Au-delà de Wagner et des Carmina Burana, de la photo juste géniale, le film vaut aussi, avec le recul pour ces acteurs jeunes et plein d'avenir dont certains seront des grands : Nicholas Clay, Paul Geoffrey, Gabriel Byrne et surtout l'immense Liam Neeson. La palme du bon goût ? Avoir fait du Dragon non une bête, mais une brume.

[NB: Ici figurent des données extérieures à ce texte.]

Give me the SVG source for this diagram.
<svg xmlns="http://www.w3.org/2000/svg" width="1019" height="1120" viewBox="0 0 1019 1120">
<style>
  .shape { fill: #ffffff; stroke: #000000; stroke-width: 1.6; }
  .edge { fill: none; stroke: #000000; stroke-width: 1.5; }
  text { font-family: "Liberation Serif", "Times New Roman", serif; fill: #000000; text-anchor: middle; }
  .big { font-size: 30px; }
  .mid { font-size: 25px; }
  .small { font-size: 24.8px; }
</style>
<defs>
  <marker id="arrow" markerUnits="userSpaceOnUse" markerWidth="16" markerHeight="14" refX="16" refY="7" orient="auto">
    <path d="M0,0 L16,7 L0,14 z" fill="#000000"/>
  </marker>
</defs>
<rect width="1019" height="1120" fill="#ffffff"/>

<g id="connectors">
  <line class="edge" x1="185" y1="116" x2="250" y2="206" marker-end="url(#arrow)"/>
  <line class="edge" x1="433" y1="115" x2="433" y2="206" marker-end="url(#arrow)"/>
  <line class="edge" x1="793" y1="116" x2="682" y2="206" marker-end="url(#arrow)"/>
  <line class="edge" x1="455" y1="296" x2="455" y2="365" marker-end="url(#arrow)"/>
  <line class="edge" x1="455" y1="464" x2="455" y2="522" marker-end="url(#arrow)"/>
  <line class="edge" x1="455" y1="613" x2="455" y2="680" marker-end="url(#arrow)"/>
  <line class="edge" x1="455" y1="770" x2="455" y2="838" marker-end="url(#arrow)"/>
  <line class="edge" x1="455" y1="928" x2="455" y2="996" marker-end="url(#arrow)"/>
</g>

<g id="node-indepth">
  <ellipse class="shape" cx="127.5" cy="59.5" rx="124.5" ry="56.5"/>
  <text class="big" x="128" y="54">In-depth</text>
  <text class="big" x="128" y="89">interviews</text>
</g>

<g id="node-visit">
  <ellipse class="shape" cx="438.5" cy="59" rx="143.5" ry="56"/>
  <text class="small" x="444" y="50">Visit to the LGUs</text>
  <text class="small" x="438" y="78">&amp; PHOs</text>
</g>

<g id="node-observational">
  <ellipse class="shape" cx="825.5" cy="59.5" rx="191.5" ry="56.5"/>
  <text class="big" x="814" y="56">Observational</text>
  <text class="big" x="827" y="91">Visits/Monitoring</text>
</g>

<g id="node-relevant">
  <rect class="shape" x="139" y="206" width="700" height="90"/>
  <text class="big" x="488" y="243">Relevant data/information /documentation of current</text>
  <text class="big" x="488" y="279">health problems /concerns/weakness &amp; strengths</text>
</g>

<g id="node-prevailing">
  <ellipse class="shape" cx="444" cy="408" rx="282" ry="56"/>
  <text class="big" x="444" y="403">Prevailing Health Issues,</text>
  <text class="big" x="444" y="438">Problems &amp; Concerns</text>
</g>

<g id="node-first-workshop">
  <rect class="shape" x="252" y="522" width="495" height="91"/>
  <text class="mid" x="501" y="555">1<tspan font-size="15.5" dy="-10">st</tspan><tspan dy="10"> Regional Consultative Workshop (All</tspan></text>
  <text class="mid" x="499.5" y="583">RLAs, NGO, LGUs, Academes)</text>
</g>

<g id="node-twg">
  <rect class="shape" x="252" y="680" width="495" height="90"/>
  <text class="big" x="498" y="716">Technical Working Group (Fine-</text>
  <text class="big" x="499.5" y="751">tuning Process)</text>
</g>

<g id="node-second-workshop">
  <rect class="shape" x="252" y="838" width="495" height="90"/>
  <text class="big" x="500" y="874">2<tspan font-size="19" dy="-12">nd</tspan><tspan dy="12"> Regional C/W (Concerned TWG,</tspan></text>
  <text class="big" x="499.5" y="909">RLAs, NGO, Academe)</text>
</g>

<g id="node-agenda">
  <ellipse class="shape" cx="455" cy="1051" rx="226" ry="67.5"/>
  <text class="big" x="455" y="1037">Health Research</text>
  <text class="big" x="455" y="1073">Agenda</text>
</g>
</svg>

Anal Nathrach, udhras beothadh, dochioll dian fe
Une épopée sauvage qui n'a pas vieillie au même titre que celle de Gilgamesh. Là où un Kurosawa peint la pellicule dans Ran, Boorman use et abuse de la lumière, des éclats et des ténèbres pour s'imprimer dans nos rétines.
Exalibur est un fantasme, mon fantasme.
Anal Nathrach, udhras beothadh, dochioll dian fe
Ce jour là, le futur avait pris racine dans le présent. Merlin le savait. On ne peut résister au Dragon.
Si vous avez résisté au charme, reste l'intro.
http://www.youtube.com/watch?v=x7XGaoOlar8
Si vous résistez toujours, et bien dommage pour vous.
Et voilà, 100è critique bouclée. Pas la meilleure, assurément, mais je m'en cogne. Excalibur est le plus sublime de tous les films.